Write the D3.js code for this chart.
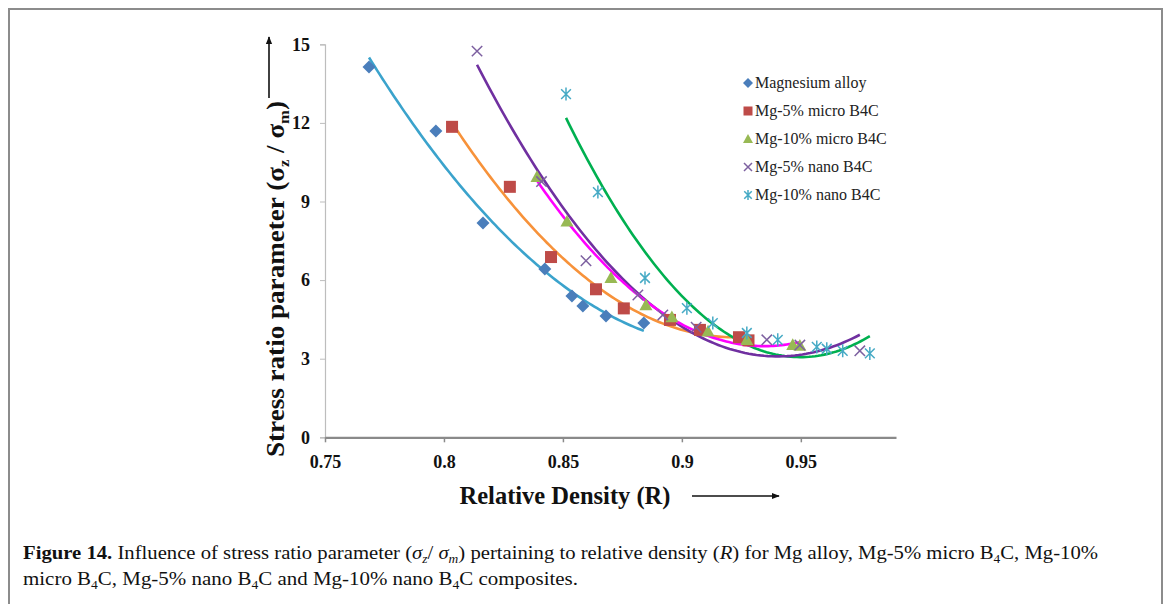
<!DOCTYPE html>
<html>
<head>
<meta charset="utf-8">
<script src="https://cdn.jsdelivr.net/npm/d3@7"></script>
<style>
  body { margin: 0; background: #fff; }
  svg { display: block; }
</style>
</head>
<body>
<div class="fig"></div>
<script>
var width = 1168;
var height = 604;

// data
var alloyX = [0.7685, 0.7966, 0.8164, 0.8424, 0.8538, 0.8584, 0.8681, 0.884];
var alloyY = [14.13, 11.69, 8.18, 6.42, 5.39, 5.01, 4.63, 4.36];

var micro5X = [0.8034, 0.8277, 0.845, 0.8639, 0.8756, 0.895, 0.9076, 0.924, 0.928];
var micro5Y = [11.85, 9.56, 6.88, 5.65, 4.92, 4.48, 4.1, 3.82, 3.7];

var micro10X = [0.8391, 0.8517, 0.8702, 0.8849, 0.8958, 0.911, 0.9273, 0.9466, 0.9496];
var micro10Y = [9.94, 8.24, 6.09, 5.05, 4.59, 4.05, 3.72, 3.53, 3.5];

var nano5X = [0.8139, 0.841, 0.8597, 0.8815, 0.892, 0.906, 0.9357, 0.9496, 0.9748];
var nano5Y = [14.74, 9.76, 6.74, 5.43, 4.67, 4.2, 3.72, 3.52, 3.3];

var nano10X = [0.8513, 0.8647, 0.8845, 0.9021, 0.913, 0.9273, 0.9403, 0.9567, 0.9609, 0.9676, 0.979];
var nano10Y = [13.1, 9.36, 6.08, 4.93, 4.36, 3.98, 3.72, 3.45, 3.38, 3.3, 3.2];

var seriesNames = ["Magnesium alloy", "Mg-5% micro B4C", "Mg-10% micro B4C", "Mg-5% nano B4C", "Mg-10% nano B4C"];
var markerColors = ["#4a7ebb", "#be4b48", "#98b954", "#7d60a0", "#46aac5"];
var trendColors = ["#3ba3cc", "#f7923a", "#ff00ff", "#7030a0", "#00b050"];
var markerTypes = ["diamond", "square", "triangle", "cross", "star"];

var xTicks = [0.75, 0.8, 0.85, 0.9, 0.95];
var yTicks = [0, 3, 6, 9, 12, 15];

var series = [
  {x: alloyX, y: alloyY},
  {x: micro5X, y: micro5Y},
  {x: micro10X, y: micro10Y},
  {x: nano5X, y: nano5Y},
  {x: nano10X, y: nano10Y}
];

var svg = d3.select(".fig").append("svg")
    .attr("width", width)
    .attr("height", height);

// figure frame
svg.append("rect")
    .attr("x", 9).attr("y", 9)
    .attr("width", 1153).attr("height", 620)
    .attr("fill", "none")
    .attr("stroke", "#8c8c8c")
    .attr("stroke-width", 2);

var x = d3.scaleLinear().domain([0.75, 0.99]).range([325, 896]);
var y = d3.scaleLinear().domain([0, 15]).range([437.3, 44.3]);

var serif = "'Liberation Serif', 'Times New Roman', serif";

// y axis
var yAxis = svg.append("g")
    .attr("transform", "translate(" + x(0.75) + ",0)")
    .call(d3.axisLeft(y).tickValues(yTicks).tickSize(5).tickPadding(10).tickFormat(d3.format("d")));
yAxis.select(".domain").attr("stroke", "#bdbdbd").attr("stroke-width", 1.2);
yAxis.selectAll(".tick line").attr("stroke", "#bdbdbd");
yAxis.selectAll(".tick text")
    .attr("font-family", serif).attr("font-weight", "bold")
    .attr("font-size", 18).attr("fill", "#111");

// x axis
var xAxis = svg.append("g")
    .attr("transform", "translate(0," + y(0) + ")")
    .call(d3.axisBottom(x).tickValues(xTicks).tickSize(5).tickPadding(13).tickSizeOuter(0).tickFormat(d3.format("")));
xAxis.select(".domain").attr("stroke", "#8a8a8a").attr("stroke-width", 2.2);
xAxis.selectAll(".tick line").attr("stroke", "#8a8a8a").attr("stroke-width", 1.5);
xAxis.selectAll(".tick text")
    .attr("font-family", serif).attr("font-weight", "bold")
    .attr("font-size", 18).attr("fill", "#111");

// least squares quadratic (Excel polynomial trendline, order 2)
function polyfit2(xs, ys) {
  var s = [0, 0, 0, 0, 0], t = [0, 0, 0];
  var x0 = d3.mean(xs);
  xs.forEach(function(v, i) {
    var u = v - x0, p = 1;
    for (var k = 0; k < 5; k++) { s[k] += p; if (k < 3) t[k] += p * ys[i]; p *= u; }
  });
  var A = [[s[0], s[1], s[2], t[0]], [s[1], s[2], s[3], t[1]], [s[2], s[3], s[4], t[2]]];
  for (var i = 0; i < 3; i++) {
    for (var j = i + 1; j < 3; j++) {
      var f = A[j][i] / A[i][i];
      for (var k = i; k < 4; k++) A[j][k] -= f * A[i][k];
    }
  }
  var c = [0, 0, 0];
  for (var i = 2; i >= 0; i--) {
    var sum = A[i][3];
    for (var k = i + 1; k < 3; k++) sum -= A[i][k] * c[k];
    c[i] = sum / A[i][i];
  }
  return function(v) { var u = v - x0; return c[0] + c[1] * u + c[2] * u * u; };
}

var line = d3.line()
    .x(function(d) { return x(d[0]); })
    .y(function(d) { return y(d[1]); });

var trendOrder = [0, 1, 4, 3, 2];
trendOrder.forEach(function(i) {
  var s = series[i];
  var f = polyfit2(s.x, s.y);
  var lo = d3.min(s.x), hi = d3.max(s.x);
  var pts = d3.range(0, 101).map(function(k) {
    var v = lo + (hi - lo) * k / 100;
    return [v, f(v)];
  });
  svg.append("path")
      .attr("d", line(pts))
      .attr("fill", "none")
      .attr("stroke", trendColors[i])
      .attr("stroke-width", 2.6);
});

function drawMarker(g, type, color, size) {
  var r = size / 2;
  if (type == "diamond") {
    g.append("path").attr("d", "M0," + (-r) + "L" + r + ",0L0," + r + "L" + (-r) + ",0Z").attr("fill", color);
  } else if (type == "square") {
    g.append("rect").attr("x", -r + 0.5).attr("y", -r + 0.5).attr("width", size - 1).attr("height", size - 1).attr("fill", color);
  } else if (type == "triangle") {
    g.append("path").attr("d", "M0," + (-r) + "L" + r + "," + (r * 0.8) + "L" + (-r) + "," + (r * 0.8) + "Z").attr("fill", color);
  } else if (type == "cross") {
    var q = r * 0.8;
    g.append("path").attr("d", "M" + (-q) + "," + (-q) + "L" + q + "," + q + "M" + (-q) + "," + q + "L" + q + "," + (-q))
      .attr("stroke", color).attr("stroke-width", 1.5).attr("fill", "none");
  } else if (type == "star") {
    var q = r * 0.75;
    g.append("path").attr("d", "M" + (-q) + "," + (-q) + "L" + q + "," + q + "M" + (-q) + "," + q + "L" + q + "," + (-q) + "M0," + (-r) + "L0," + r)
      .attr("stroke", color).attr("stroke-width", 1.5).attr("fill", "none");
  }
}

series.forEach(function(s, i) {
  s.x.forEach(function(v, k) {
    var g = svg.append("g").attr("transform", "translate(" + x(v) + "," + y(s.y[k]) + ")");
    drawMarker(g, markerTypes[i], markerColors[i], 13);
  });
});

// legend
var legend = svg.append("g").attr("transform", "translate(748,83)");
seriesNames.forEach(function(name, i) {
  var g = legend.append("g").attr("transform", "translate(0," + (i * 28) + ")");
  drawMarker(g, markerTypes[i], markerColors[i], 10);
  g.append("text")
      .attr("x", 7).attr("y", 5)
      .attr("font-family", serif).attr("font-size", 16).attr("fill", "#222")
      .text(name);
});

// axis titles
svg.append("text")
    .attr("x", 565).attr("y", 504)
    .attr("text-anchor", "middle")
    .attr("font-family", serif).attr("font-weight", "bold")
    .attr("font-size", 24.5).attr("fill", "#111")
    .text("Relative Density (R)");

svg.append("defs").append("marker")
    .attr("id", "arrow").attr("viewBox", "0 0 10 10")
    .attr("refX", 9).attr("refY", 5)
    .attr("markerWidth", 8).attr("markerHeight", 8)
    .attr("markerUnits", "userSpaceOnUse")
    .attr("orient", "auto")
  .append("path").attr("d", "M0,1L10,5L0,9Z").attr("fill", "#111");

svg.append("line")
    .attr("x1", 692).attr("y1", 496).attr("x2", 779).attr("y2", 496)
    .attr("stroke", "#111").attr("stroke-width", 1.6)
    .attr("marker-end", "url(#arrow)");

var yt = svg.append("text")
    .attr("transform", "translate(284,279) rotate(-90)")
    .attr("text-anchor", "middle")
    .attr("font-family", serif).attr("font-weight", "bold")
    .attr("font-size", 24.5).attr("fill", "#111")
    .attr("textLength", 356).attr("lengthAdjust", "spacingAndGlyphs");
yt.append("tspan").text("Stress ratio parameter (");
yt.append("tspan").text("σ");
yt.append("tspan").attr("font-size", 15).attr("dy", 5).text("z");
yt.append("tspan").attr("dy", -5).text(" / ");
yt.append("tspan").text("σ");
yt.append("tspan").attr("font-size", 15).attr("dy", 5).text("m");
yt.append("tspan").attr("dy", -5).text(")");

svg.append("line")
    .attr("x1", 269).attr("y1", 98).attr("x2", 269).attr("y2", 37)
    .attr("stroke", "#111").attr("stroke-width", 1.6)
    .attr("marker-end", "url(#arrow)");

// caption
var cap1 = svg.append("text")
    .attr("x", 23).attr("y", 559)
    .attr("font-family", serif).attr("font-size", 18.5).attr("fill", "#111")
    .attr("textLength", 1075).attr("lengthAdjust", "spacingAndGlyphs");
cap1.append("tspan").attr("font-weight", "bold").text("Figure 14.");
cap1.append("tspan").text(" Influence of stress ratio parameter (");
cap1.append("tspan").attr("font-style", "italic").text("σ");
cap1.append("tspan").attr("font-style", "italic").attr("font-size", 12).attr("dy", 4).text("z");
cap1.append("tspan").attr("dy", -4).text("/ ");
cap1.append("tspan").attr("font-style", "italic").text("σ");
cap1.append("tspan").attr("font-style", "italic").attr("font-size", 12).attr("dy", 4).text("m");
cap1.append("tspan").attr("dy", -4).text(") pertaining to relative density (");
cap1.append("tspan").attr("font-style", "italic").text("R");
cap1.append("tspan").text(") for Mg alloy, Mg-5% micro B");
cap1.append("tspan").attr("font-size", 12).attr("dy", 4).text("4");
cap1.append("tspan").attr("dy", -4).text("C, Mg-10%");

var cap2 = svg.append("text")
    .attr("x", 23).attr("y", 585)
    .attr("font-family", serif).attr("font-size", 18.5).attr("fill", "#111")
    .attr("textLength", 555).attr("lengthAdjust", "spacingAndGlyphs");
cap2.append("tspan").text("micro B");
cap2.append("tspan").attr("font-size", 12).attr("dy", 4).text("4");
cap2.append("tspan").attr("dy", -4).text("C, Mg-5% nano B");
cap2.append("tspan").attr("font-size", 12).attr("dy", 4).text("4");
cap2.append("tspan").attr("dy", -4).text("C and Mg-10% nano B");
cap2.append("tspan").attr("font-size", 12).attr("dy", 4).text("4");
cap2.append("tspan").attr("dy", -4).text("C composites.");
</script>
</body>
</html>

» Directions for this task:
Go from the first line of the listing to the line holding "3.72, 3.52, 3.3];" and, please, transcribe those lines exactly, both included, with no pictures.

» Answer in full:
Write the D3.js code for this chart.
<!DOCTYPE html>
<html>
<head>
<meta charset="utf-8">
<script src="https://cdn.jsdelivr.net/npm/d3@7"></script>
<style>
  body { margin: 0; background: #fff; }
  svg { display: block; }
</style>
</head>
<body>
<div class="fig"></div>
<script>
var width = 1168;
var height = 604;

// data
var alloyX = [0.7685, 0.7966, 0.8164, 0.8424, 0.8538, 0.8584, 0.8681, 0.884];
var alloyY = [14.13, 11.69, 8.18, 6.42, 5.39, 5.01, 4.63, 4.36];

var micro5X = [0.8034, 0.8277, 0.845, 0.8639, 0.8756, 0.895, 0.9076, 0.924, 0.928];
var micro5Y = [11.85, 9.56, 6.88, 5.65, 4.92, 4.48, 4.1, 3.82, 3.7];

var micro10X = [0.8391, 0.8517, 0.8702, 0.8849, 0.8958, 0.911, 0.9273, 0.9466, 0.9496];
var micro10Y = [9.94, 8.24, 6.09, 5.05, 4.59, 4.05, 3.72, 3.53, 3.5];

var nano5X = [0.8139, 0.841, 0.8597, 0.8815, 0.892, 0.906, 0.9357, 0.9496, 0.9748];
var nano5Y = [14.74, 9.76, 6.74, 5.43, 4.67, 4.2, 3.72, 3.52, 3.3];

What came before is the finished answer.